-- Start --
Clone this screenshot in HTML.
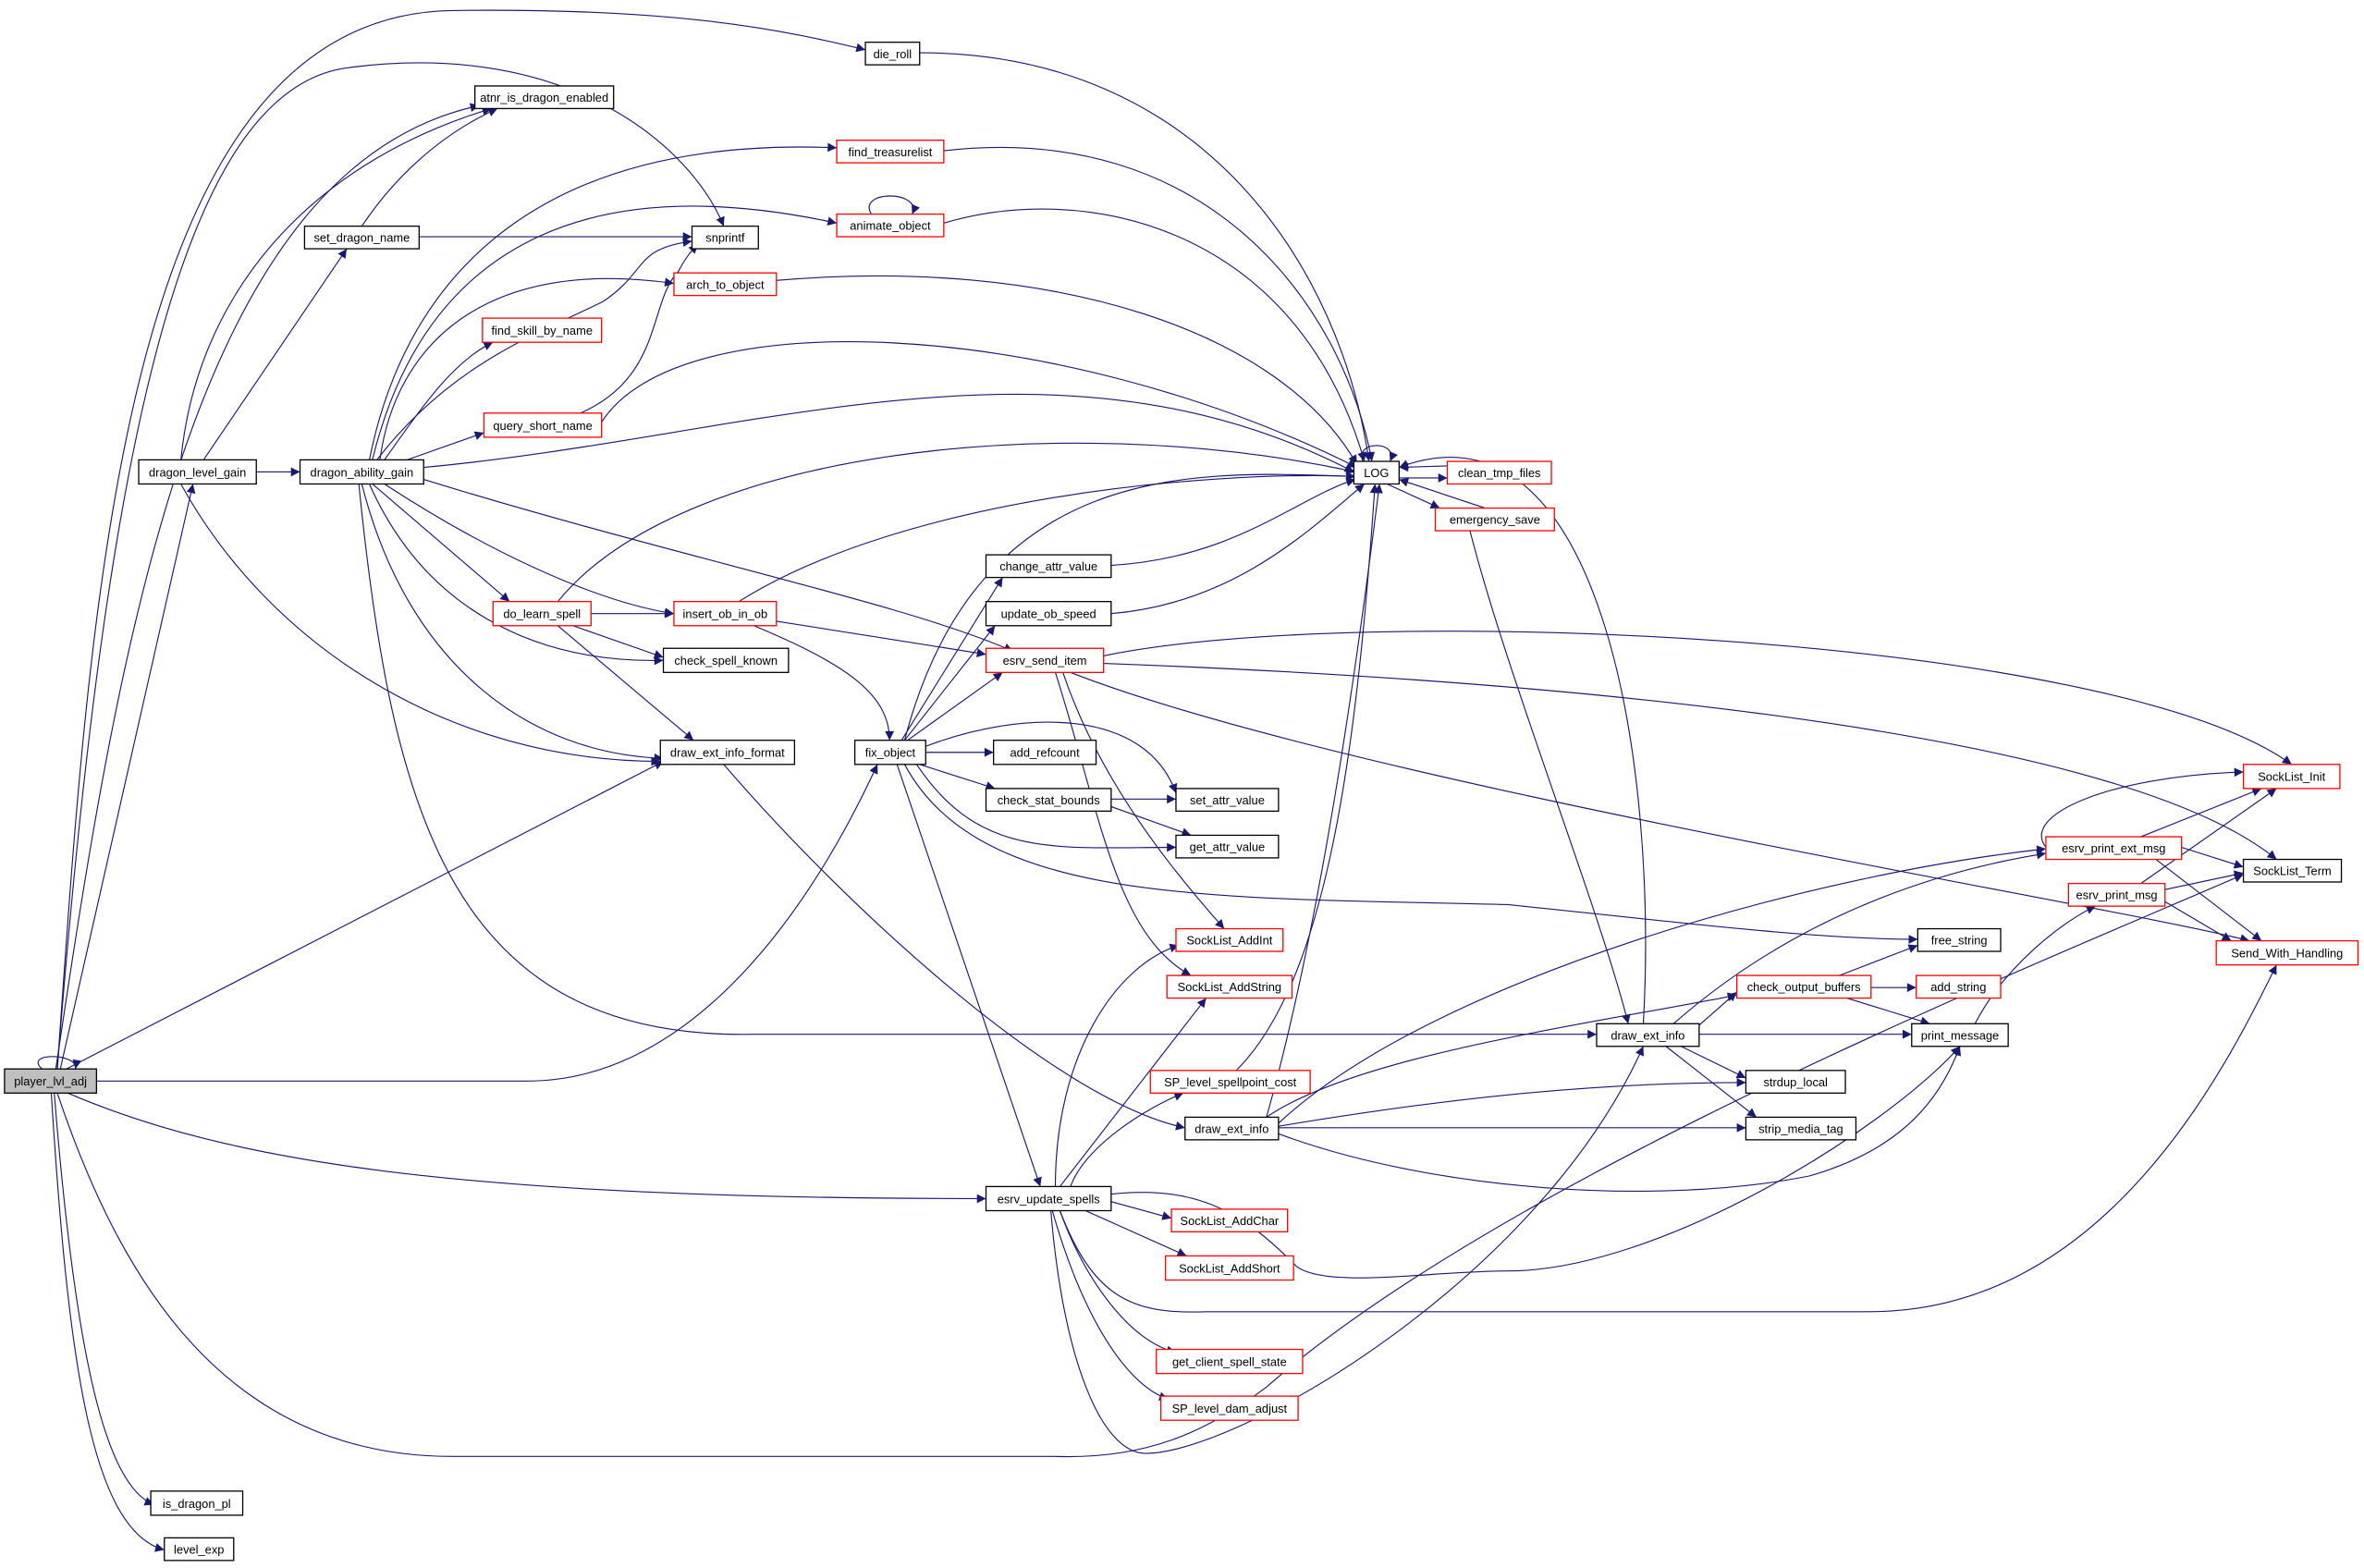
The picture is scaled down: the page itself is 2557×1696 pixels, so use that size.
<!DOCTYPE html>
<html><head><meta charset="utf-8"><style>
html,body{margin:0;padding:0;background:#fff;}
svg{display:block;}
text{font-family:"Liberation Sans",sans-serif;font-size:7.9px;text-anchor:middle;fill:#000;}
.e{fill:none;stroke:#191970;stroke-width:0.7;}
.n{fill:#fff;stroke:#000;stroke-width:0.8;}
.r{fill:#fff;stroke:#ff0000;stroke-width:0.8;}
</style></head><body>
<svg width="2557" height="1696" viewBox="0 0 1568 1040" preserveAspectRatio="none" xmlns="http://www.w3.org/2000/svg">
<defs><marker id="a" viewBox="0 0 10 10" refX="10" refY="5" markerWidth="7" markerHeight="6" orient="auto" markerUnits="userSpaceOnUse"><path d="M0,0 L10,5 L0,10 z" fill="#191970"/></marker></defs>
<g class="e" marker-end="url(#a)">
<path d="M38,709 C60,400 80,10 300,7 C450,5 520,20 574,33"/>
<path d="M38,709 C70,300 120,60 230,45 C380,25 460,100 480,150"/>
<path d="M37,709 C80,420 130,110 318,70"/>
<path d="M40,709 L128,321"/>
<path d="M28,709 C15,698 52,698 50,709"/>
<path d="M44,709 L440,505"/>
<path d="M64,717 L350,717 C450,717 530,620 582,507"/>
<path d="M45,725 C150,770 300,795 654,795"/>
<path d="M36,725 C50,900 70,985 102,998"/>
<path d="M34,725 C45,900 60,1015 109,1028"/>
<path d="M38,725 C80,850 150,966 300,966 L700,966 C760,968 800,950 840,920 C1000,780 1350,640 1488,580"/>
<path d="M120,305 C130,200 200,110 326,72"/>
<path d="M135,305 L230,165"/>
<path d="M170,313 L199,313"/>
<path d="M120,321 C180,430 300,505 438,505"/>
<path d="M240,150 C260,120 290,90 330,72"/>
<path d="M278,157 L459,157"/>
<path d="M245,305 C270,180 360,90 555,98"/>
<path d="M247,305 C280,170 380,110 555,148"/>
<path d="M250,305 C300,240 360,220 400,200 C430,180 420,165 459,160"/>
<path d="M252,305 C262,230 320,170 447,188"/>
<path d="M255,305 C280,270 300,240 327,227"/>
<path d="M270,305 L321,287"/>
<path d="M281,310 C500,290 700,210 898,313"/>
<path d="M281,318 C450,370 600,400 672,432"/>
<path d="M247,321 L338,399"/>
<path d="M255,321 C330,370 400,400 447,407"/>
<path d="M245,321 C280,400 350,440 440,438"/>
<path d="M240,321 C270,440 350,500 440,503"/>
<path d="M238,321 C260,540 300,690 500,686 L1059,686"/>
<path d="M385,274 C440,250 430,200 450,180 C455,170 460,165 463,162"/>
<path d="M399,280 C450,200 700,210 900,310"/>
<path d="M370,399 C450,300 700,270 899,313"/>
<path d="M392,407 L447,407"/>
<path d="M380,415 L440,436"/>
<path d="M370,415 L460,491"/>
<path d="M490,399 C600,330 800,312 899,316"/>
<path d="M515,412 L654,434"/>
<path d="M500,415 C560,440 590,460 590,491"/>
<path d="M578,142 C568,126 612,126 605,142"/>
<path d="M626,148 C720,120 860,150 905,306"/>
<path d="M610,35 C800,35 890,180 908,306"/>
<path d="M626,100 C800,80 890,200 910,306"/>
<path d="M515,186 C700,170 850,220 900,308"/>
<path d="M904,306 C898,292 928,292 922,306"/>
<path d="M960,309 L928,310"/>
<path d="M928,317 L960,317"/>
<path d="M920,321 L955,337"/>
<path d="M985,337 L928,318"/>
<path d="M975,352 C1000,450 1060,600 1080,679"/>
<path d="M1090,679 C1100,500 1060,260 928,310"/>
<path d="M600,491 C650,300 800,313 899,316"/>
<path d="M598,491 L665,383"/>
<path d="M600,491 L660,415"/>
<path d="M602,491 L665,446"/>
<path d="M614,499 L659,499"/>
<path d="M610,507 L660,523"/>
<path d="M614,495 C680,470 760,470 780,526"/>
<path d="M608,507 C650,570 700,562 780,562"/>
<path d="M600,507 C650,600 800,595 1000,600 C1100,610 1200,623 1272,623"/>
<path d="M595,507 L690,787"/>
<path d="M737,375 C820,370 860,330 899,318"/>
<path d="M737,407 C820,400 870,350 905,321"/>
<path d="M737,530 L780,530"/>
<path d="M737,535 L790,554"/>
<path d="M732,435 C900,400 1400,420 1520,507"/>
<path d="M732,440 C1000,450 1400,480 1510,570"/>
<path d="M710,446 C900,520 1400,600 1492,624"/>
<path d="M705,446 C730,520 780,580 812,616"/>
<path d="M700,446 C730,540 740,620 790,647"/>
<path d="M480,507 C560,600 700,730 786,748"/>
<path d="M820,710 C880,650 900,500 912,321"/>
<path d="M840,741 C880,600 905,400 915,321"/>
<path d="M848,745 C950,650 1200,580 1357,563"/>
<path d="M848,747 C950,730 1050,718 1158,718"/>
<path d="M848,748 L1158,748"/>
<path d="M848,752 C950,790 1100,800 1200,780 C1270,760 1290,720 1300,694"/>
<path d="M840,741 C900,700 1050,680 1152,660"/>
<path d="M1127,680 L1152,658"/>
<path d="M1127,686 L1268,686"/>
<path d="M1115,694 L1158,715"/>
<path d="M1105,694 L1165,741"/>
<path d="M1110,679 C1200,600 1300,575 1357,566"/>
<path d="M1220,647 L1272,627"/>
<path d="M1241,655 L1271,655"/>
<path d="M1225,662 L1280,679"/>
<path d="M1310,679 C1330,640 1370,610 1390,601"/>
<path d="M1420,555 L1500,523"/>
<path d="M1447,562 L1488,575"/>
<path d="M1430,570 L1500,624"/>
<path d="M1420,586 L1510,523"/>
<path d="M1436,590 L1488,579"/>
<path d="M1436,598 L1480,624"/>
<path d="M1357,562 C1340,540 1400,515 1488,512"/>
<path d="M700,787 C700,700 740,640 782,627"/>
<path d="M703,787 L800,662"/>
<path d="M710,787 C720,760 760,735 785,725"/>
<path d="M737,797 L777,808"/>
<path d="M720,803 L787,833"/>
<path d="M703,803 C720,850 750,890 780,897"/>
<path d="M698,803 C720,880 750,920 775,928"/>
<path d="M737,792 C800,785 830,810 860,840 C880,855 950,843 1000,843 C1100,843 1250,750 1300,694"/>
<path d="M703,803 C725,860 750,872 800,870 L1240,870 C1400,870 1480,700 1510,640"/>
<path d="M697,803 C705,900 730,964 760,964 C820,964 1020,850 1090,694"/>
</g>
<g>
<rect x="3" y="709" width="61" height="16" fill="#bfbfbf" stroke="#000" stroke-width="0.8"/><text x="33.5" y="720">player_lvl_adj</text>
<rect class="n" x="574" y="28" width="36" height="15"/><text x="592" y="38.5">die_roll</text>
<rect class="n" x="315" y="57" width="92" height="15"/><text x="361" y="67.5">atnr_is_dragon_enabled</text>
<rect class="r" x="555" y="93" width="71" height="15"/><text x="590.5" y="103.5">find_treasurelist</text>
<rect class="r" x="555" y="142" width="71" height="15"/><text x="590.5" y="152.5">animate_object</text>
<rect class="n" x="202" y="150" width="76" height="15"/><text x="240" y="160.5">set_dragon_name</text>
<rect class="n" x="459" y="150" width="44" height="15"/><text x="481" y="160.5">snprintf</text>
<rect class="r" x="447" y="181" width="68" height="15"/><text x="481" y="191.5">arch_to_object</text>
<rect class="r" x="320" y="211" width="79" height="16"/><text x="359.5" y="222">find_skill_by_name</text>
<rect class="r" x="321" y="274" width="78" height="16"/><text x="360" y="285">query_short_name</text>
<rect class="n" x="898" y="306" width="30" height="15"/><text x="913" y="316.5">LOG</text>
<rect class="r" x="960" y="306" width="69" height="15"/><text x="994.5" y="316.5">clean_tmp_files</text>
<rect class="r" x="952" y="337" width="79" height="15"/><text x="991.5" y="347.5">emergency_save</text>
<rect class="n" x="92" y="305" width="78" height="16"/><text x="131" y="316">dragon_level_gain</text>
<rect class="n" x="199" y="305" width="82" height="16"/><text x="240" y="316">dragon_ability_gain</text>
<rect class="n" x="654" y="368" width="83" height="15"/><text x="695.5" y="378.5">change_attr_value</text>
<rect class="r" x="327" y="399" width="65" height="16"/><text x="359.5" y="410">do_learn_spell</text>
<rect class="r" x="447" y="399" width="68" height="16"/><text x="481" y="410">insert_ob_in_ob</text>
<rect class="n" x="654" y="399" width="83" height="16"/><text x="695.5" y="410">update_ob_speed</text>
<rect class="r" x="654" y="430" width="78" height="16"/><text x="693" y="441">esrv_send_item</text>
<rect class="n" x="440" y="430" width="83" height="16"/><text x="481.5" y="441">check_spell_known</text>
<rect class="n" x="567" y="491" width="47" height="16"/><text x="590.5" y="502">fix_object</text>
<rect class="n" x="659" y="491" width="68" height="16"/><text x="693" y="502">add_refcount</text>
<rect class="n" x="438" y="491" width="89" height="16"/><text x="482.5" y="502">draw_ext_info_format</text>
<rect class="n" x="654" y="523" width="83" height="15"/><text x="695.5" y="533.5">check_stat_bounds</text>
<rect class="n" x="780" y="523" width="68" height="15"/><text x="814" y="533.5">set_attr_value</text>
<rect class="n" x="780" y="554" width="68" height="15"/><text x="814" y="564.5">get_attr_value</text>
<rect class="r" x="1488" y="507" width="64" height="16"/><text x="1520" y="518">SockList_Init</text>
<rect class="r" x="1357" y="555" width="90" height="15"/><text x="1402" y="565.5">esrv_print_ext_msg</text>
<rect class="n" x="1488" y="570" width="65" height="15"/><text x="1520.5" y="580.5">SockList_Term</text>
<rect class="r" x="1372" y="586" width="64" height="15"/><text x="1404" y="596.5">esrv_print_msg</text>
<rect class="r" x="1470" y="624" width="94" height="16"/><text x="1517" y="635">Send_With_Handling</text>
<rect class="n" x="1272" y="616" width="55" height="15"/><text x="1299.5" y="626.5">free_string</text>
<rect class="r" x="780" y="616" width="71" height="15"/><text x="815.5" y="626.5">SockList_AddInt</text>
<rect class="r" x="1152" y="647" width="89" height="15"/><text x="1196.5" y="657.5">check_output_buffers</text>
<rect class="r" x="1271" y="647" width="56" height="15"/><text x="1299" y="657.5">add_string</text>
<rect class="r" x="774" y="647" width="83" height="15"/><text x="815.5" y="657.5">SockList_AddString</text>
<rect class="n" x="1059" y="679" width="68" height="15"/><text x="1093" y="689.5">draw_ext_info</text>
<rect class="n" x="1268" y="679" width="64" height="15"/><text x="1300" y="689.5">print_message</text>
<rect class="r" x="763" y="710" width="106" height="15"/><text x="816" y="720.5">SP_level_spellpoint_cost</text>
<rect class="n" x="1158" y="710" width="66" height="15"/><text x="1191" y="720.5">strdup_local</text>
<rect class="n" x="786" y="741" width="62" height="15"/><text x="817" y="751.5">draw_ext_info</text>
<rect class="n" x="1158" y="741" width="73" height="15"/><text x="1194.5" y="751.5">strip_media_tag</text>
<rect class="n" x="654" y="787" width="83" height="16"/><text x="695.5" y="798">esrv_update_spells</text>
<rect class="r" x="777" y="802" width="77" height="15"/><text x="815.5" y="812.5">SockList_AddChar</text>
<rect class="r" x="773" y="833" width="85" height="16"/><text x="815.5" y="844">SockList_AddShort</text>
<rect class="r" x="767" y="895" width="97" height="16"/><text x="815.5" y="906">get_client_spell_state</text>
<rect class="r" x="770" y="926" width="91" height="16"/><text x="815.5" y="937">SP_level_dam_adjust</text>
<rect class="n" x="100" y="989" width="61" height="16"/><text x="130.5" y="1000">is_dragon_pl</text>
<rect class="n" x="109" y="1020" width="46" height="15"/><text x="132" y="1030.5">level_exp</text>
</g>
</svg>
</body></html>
-- End --
Return each line of the listing that holds the string "size".

The picture is scaled down: the page itself is 2557×1696 pixels, so use that size.
text{font-family:"Liberation Sans",sans-serif;font-size:7.9px;text-anchor:middle;fill:#000;}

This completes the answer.